“Han cogido a mi hermano”. Aunque no me sorprende, el mensaje de What’sApp me sobrecoge. Es mi amigo sirio, Mustafá, que me escribe desde Irbid, al norte de Jordania, donde reside en condición de refugiado desde hace casi un año. A medio centenar de kilómetros de su improvisado y austero hogar, su madre y sus hermanas viven angustiadas en el búnker bajo su casa en Dara’a, al sur de Siria, desde que estalló la guerra. Los tanques, francotiradores y edificios derruidos por las bombas forman ya parte del paisaje urbano de la famosa localidad donde en marzo de 2011 empezó todo. Le avasallo a preguntas: cómo lo sabes, qué sabéis de él, cuánto tiempo lleva preso, dónde está, cómo está tu familia, qué está pasando en Dara’a.

Paciente y educado como siempre, Mustafá me responde, una a una, a todas las cuestiones. Su hermano Ahmad fue sorprendido por un soldado del Ejército de Bashar Al-Asad cuando salía de la universidad, en Damasco. Ayer, después de un mes sin noticias de él, un vecino de Dara’a que fue detenido en la capital junto a Ahmad y liberado hace dos días puso en alerta a la familia de Mustafá. Aunque su hermano no ha corrido la misma suerte y sigue preso, intuyo a través de la pantalla que mi amigo está animado. Lógico, por otro lado: siempre es mejor saber que alguien a quien quieres está preso que no saber absolutamente nada de él. En su casa ya se temían lo peor. “Mi madre y mis hermanas están bien, gracias a Dios”, teclea en un inglés macarrónico pero perfectamente comprensible, “a pesar de que hoy han muerto más de 80 personas en Dara’a”.

La entereza de Mustafá frente a la adversidad me llamó siempre la atención. La dignidad con que explica su historia, la de su familia, los episodios que le ha tocado presenciar durante los últimos años, la pérdida de amigos y familiares a manos de francotiradores del Gobierno. Un chico normal al que, como a tantos otros millones de personas, un presidente que se está ganando a pulso un puesto privilegiado en el podio de los mayores genocidas del siglo XXI le ha destrozado la vida. De hace más de tres años a esta parte, Al-Asad ha convertido su país en un amasijo de ruinas y la vida de sus habitantes en un auténtico infierno. La cifra de muertos se acerca ya a los 200.000.

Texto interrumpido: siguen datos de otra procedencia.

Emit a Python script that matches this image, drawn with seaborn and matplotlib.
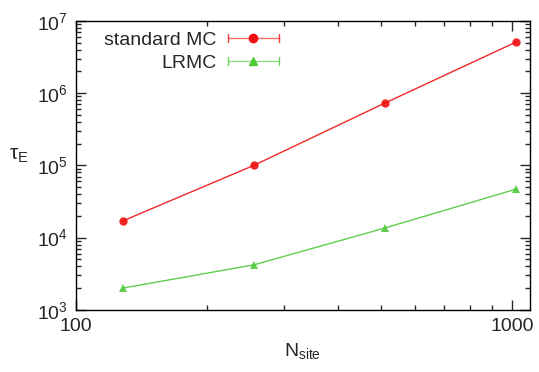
import numpy as np
import pandas as pd
import seaborn as sns
import matplotlib.pyplot as plt
from matplotlib.lines import Line2D
from matplotlib.legend_handler import HandlerBase
from matplotlib.ticker import NullFormatter, FixedLocator, FixedFormatter

# data
n_site = [128, 256, 512, 1024]
tau_std = [1.7e4, 1.0e5, 7.3e5, 5.1e6]
tau_lrmc = [2.0e3, 4.2e3, 1.36e4, 4.7e4]
x_ticks = [100, 1000]
x_tick_labels = ['100', '1000']

sns.set_style('ticks')
plt.rcParams['font.family'] = ['Liberation Sans', 'DejaVu Sans']
plt.rcParams['mathtext.fontset'] = 'custom'
plt.rcParams['mathtext.rm'] = 'Liberation Sans'
plt.rcParams['mathtext.it'] = 'Liberation Sans:italic'
plt.rcParams['mathtext.sf'] = 'Liberation Sans'


class CapHandler(HandlerBase):
    # gnuplot-like key sample: line with end caps and marker in the middle
    def create_artists(self, legend, orig, xd, yd, w, h, fontsize, trans):
        y = h / 2 - yd
        x0, x1 = -xd, -xd + w
        c = orig.get_color()
        ln = Line2D([x0, x1], [y, y], color=c, lw=1, alpha=0.6)
        caps = Line2D([x0, x0, np.nan, x1, x1], [y - h * 0.3, y + h * 0.3, np.nan, y - h * 0.3, y + h * 0.3],
                      color=c, lw=1, alpha=0.8)
        mk = Line2D([(x0 + x1) / 2], [y], marker=orig.get_marker(), color=c,
                    markersize=orig.get_markersize(), linestyle='none')
        for a in (ln, caps, mk):
            a.set_transform(trans)
        return [ln, caps, mk]


fig = plt.figure(figsize=(5.39, 3.72), dpi=100)
ax = fig.add_axes([0.141, 0.167, 0.842, 0.777])

sns.lineplot(x=n_site, y=tau_std, ax=ax, color='#f01010', marker='o', markersize=6,
             markeredgewidth=0, lw=1, label='standard MC')
sns.lineplot(x=n_site, y=tau_lrmc, ax=ax, color='#4ec93a', marker='^', markersize=6,
             markeredgewidth=0, lw=1, label='LRMC')
for l in ax.lines:
    l.set_alpha(0.9)

ax.set_xscale('log')
ax.set_yscale('log')
ax.set_xlim(100, 1100)
ax.set_ylim(1e3, 1e7)
ax.xaxis.set_major_locator(FixedLocator(x_ticks))
ax.xaxis.set_major_formatter(FixedFormatter(x_tick_labels))
ax.xaxis.set_minor_formatter(NullFormatter())
ax.tick_params(which='both', direction='in', top=True, right=True, labelsize=14, width=1)
ax.tick_params(which='major', length=7, pad=6)
ax.tick_params(which='minor', length=3.5)
for s in ax.spines.values():
    s.set_linewidth(1)
    s.set_color('black')

ax.set_xlabel(r'N$_{\mathrm{site}}$', fontsize=14, labelpad=4)
ax.set_ylabel(r'τ$_{\mathrm{E}}$', fontsize=15, rotation=0, labelpad=14)
ax.yaxis.set_label_coords(-0.125, 0.5)

handles, labels = ax.get_legend_handles_labels()
ax.legend(handles, labels, loc='upper left', frameon=False, markerfirst=False, fontsize=14,
          handlelength=2.6, handletextpad=0.6, labelspacing=0.25,
          borderaxespad=0.3, bbox_to_anchor=(0.032, 1.01),
          handler_map={Line2D: CapHandler()})

fig.savefig('out.png', dpi=100)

Poco antes de huir a Jordania, Mustafá, que tiene 26 años, fue arrestado por soldados del régimen y encerrado en una habitación oscura junto a una treintena de personas. Perdió la noción del tiempo y no puede decir con exactitud cuánto tiempo estuvo retenido. Calcula que fueron cerca de dos meses, aunque le parecieron quince. En aquella estancia recibió un trato infame. “Permanecí arrodillado, con la barbilla en el suelo y las manos a la espalda durante mucho tiempo”, recuerda. El motivo del arresto, ser natural de Dara’a, bastión del Ejército de Liberación Sirio. Un año más tarde, la historia se repite con su hermano. Solo queda esperar que, igual que Mustafá, Ahmad sea pronto liberado.

Mi amigo nunca tuvo reparo en contestar a mis preguntas acerca de su cautiverio. Habla de los palos que recibió con una naturalidad asombrosa. “Cuando matan a un compañero de clase te hundes”, dice, “pero cuando has perdido a siete amigos todo se relativiza”. Mustafá se ha acostumbrado a hablar de la muerte de sus semejantes y no parece que le cueste esfuerzo asimilarla. Muchos de sus amigos y familiares luchan en Dara’a contra el régimen de Al-Asad y, claro, la pérdida de un conocido ya no le pilla por sorpresaEs casi una rutina. Solía enseñarme los SMS, todavía recientes, de sus amigos fallecidos. No escatima en detalles, quiere que el mundo sepa lo que está pasando en Siria: que cada minuto, una familia huye de su hogar; que más de cinco millones de niños están desplazados dentro del país; que 145.000 familias refugiadas en Egipto, Jordania, Líbano e Irak están encabezadas por mujeres viudas que luchan, solas y sin apenas recursos económicos, por salir adelante con sus hijos; o que el Ejército arrestó –secuestró– a su hermano hace un mes y que no sabe si lo volverá a ver. Ante la vergonzosa pasividad de occidente, lo menos que puedo hacer es darles voz a él, a su familia, a sus amigos y vecinos, y a los casi tres millones de refugiados que han abandonado el país desde mediados de 2011.